Have you tried just using curl?
curl -ku 'admin':'changeme' https://myserver:8089/servicesNS/admin/search/search/jobs/export -d search="|inputcsv foo.csv | blah" -d output_mode=csv
Hi @kcnolan13,
What endpoint are you using to submit the search?
Have you tried escaping the pipe character?
My base URL is https://xx.xx.xx.xx:8089/
What method of escaping are you referring to? I tried sticking a "\" in front of the leading pipe, but only ended up with a parse error.
Ok, it looks like you are using the correct management port to submit the request. But what endpoint are you using to submit the search? Are you creating a saved search and then retrieving the results? Are you using an SDK or is there anything else about how you are submitting the search that might help troubleshoot?
It might be good to get more context before going further with escaping characters. That might not be the issue.
For extensive troubleshooting, it might also be helpful to contact support.
I'm using a nearly identical Python script to the example shown here:
The important part probably being:
sid = httplib2.Http(disable_ssl_certificate_validation=True).request(baseurl + '/services/search/jobs','POST',
headers={'Authorization': 'Splunk %s' % sessionKey},body=urllib.urlencode({'search': searchQuery}))[1]

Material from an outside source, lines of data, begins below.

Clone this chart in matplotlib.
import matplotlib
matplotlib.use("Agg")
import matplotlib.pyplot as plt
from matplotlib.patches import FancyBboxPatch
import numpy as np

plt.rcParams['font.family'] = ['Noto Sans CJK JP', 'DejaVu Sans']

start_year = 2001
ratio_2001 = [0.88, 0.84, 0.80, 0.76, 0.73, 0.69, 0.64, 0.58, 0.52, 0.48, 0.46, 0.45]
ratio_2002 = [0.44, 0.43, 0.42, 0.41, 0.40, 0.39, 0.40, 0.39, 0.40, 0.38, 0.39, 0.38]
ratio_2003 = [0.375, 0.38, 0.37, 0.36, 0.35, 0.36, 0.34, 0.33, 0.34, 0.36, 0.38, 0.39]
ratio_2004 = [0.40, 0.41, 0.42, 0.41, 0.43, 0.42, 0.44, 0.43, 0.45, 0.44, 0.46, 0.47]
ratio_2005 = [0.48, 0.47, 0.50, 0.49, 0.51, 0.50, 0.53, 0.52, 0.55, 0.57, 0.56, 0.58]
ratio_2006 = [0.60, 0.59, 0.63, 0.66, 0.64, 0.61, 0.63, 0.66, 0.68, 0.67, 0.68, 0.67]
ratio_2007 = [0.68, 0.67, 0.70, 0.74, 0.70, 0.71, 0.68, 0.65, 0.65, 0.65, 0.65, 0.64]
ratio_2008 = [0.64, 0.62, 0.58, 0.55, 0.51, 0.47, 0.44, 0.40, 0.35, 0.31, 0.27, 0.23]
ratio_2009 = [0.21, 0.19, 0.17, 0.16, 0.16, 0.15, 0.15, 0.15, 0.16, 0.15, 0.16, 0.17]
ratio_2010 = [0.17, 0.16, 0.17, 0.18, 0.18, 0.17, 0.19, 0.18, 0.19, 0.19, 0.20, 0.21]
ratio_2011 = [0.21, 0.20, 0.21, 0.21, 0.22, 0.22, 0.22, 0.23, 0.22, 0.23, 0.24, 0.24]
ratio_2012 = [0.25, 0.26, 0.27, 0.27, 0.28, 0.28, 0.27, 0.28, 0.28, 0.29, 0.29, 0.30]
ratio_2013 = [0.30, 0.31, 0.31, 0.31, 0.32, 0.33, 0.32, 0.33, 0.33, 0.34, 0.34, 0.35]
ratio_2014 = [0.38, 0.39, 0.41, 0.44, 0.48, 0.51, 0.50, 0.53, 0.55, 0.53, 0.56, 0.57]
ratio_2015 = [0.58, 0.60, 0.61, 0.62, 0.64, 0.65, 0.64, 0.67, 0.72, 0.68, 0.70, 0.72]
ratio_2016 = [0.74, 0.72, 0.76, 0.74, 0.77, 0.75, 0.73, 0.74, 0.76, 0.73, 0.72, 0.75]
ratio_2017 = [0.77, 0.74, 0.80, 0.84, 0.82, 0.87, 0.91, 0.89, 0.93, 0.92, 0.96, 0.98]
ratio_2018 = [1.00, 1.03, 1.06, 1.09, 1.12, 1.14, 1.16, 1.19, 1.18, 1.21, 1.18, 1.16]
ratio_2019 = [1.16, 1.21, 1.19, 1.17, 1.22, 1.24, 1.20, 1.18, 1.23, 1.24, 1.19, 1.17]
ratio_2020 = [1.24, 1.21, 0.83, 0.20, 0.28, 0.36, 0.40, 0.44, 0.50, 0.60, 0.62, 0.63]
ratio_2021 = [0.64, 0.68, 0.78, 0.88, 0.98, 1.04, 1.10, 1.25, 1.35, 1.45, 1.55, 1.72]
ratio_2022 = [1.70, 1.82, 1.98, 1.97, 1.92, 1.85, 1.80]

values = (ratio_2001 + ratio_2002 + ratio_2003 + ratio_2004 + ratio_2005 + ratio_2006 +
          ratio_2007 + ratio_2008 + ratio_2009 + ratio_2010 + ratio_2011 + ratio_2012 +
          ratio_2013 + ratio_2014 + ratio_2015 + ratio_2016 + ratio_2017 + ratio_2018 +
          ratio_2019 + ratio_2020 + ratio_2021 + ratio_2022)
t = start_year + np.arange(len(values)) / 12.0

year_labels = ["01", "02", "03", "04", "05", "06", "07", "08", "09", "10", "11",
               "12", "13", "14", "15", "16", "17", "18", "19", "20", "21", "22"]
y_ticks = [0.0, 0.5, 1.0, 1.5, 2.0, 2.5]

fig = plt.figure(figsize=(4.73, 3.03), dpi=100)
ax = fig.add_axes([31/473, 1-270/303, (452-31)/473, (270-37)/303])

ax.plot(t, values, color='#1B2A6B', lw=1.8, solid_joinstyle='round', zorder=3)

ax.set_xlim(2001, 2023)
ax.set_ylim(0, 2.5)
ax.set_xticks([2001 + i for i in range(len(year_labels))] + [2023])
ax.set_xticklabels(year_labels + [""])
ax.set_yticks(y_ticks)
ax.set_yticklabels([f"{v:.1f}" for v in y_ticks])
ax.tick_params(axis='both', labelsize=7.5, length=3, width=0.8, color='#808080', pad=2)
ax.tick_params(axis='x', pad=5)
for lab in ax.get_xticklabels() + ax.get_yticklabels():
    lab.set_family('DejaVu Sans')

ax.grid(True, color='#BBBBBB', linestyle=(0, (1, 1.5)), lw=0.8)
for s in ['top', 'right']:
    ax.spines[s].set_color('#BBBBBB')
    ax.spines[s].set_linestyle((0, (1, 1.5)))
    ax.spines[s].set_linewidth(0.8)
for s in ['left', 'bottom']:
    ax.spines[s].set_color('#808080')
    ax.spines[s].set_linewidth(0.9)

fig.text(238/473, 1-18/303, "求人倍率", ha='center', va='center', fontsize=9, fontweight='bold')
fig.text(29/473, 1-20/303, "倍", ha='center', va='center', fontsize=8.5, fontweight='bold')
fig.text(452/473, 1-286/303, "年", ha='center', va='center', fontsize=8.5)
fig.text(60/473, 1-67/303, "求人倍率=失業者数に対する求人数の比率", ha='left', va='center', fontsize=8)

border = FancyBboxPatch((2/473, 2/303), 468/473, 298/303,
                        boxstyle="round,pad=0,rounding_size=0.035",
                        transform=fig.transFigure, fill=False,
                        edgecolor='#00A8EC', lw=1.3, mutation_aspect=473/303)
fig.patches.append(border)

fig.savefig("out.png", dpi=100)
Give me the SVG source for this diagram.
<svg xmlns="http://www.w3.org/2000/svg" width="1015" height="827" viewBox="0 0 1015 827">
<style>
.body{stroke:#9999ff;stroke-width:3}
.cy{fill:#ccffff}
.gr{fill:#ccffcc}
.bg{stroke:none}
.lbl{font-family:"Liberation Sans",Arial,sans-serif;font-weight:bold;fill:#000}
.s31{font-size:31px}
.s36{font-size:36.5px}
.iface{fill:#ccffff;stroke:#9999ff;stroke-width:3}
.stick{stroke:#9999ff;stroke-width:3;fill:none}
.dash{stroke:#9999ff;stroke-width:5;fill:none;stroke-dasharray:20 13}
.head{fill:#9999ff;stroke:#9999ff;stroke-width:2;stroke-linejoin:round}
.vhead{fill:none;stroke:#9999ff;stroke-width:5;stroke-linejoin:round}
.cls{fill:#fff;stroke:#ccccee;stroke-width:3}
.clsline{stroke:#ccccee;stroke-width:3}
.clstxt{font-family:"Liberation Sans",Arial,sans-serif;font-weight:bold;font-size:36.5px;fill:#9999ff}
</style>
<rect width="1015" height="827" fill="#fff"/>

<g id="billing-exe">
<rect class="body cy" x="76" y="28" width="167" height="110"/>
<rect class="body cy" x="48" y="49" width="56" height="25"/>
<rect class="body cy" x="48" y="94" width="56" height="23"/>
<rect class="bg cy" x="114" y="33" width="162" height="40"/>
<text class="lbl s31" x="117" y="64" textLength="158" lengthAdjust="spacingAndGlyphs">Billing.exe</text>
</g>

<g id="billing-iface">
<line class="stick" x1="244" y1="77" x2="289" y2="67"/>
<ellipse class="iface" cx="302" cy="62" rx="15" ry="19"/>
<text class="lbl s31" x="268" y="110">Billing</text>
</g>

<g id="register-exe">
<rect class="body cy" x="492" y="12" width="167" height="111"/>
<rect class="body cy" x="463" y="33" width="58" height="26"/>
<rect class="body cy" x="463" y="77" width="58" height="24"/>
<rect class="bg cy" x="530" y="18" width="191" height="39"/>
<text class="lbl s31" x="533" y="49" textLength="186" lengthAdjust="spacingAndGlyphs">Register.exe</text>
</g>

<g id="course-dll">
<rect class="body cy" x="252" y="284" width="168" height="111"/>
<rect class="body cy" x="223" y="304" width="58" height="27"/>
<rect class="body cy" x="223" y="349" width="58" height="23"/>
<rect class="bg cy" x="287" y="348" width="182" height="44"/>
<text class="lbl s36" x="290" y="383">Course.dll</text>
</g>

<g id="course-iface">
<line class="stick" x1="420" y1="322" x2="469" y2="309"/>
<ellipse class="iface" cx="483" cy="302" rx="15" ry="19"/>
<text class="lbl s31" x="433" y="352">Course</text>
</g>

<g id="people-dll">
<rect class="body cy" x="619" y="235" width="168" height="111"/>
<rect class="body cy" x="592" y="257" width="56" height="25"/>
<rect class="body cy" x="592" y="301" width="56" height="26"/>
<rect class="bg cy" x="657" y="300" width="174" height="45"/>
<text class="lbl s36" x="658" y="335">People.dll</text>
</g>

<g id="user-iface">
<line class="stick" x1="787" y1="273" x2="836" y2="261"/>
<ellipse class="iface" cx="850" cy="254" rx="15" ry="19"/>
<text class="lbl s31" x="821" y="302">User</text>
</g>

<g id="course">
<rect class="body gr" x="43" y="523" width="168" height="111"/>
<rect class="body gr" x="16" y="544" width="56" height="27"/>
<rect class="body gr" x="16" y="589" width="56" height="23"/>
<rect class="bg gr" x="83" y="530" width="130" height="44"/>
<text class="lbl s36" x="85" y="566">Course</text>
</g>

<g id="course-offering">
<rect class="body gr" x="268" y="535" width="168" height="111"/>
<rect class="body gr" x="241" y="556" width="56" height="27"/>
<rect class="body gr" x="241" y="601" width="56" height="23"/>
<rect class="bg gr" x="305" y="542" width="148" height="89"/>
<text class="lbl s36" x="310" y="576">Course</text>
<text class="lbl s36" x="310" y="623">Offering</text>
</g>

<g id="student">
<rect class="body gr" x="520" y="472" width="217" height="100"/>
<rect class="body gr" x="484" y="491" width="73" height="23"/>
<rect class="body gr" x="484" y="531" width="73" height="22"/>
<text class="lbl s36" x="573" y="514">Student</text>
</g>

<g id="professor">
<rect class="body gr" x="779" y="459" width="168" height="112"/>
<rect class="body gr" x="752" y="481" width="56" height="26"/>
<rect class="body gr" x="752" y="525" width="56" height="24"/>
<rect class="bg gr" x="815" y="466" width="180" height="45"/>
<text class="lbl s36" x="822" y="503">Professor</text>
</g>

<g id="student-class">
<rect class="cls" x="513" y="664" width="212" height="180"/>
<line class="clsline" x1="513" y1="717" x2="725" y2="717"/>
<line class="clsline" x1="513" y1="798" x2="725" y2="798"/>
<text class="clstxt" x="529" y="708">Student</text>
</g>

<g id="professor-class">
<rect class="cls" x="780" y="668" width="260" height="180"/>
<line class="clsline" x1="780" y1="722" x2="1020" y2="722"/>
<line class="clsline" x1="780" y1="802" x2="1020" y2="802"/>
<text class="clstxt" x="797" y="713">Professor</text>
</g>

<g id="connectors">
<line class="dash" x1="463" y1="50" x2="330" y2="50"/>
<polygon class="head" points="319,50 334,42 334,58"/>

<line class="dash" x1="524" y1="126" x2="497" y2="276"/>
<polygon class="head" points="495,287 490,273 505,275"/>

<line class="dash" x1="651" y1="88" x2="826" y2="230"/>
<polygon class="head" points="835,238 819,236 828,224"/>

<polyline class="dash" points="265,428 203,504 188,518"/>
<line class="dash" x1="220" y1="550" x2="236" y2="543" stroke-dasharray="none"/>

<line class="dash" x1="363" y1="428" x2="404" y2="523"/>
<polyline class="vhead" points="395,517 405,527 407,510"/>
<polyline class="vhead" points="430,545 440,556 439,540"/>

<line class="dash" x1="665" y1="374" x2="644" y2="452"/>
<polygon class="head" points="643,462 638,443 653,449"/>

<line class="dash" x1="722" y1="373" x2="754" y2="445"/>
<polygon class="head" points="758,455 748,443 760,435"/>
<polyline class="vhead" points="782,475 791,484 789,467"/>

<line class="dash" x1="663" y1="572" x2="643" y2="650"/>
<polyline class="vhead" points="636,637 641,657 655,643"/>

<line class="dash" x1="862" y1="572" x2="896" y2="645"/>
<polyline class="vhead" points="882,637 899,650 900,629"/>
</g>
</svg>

Thanks for the info. I have an active request in to our engineering team to review the Python example here and will add your question/issue to this.
In the meantime, in case it is possible to consider alternatives, there is a Python SDK for developers that might be helpful to you, with info on creating + running searches here:
http://dev.splunk.com/view/python-sdk/SP-CAAAEE5
Thanks @frobinson. I'm aware of the SDK, but hoped I could just bang out this small task with a modified version of the example Python script. I hope the developers fix this issue, if it is indeed on their end.
I understand. I've pinged some folks again about this, will post again here if I get an update. Sorry for the confusion!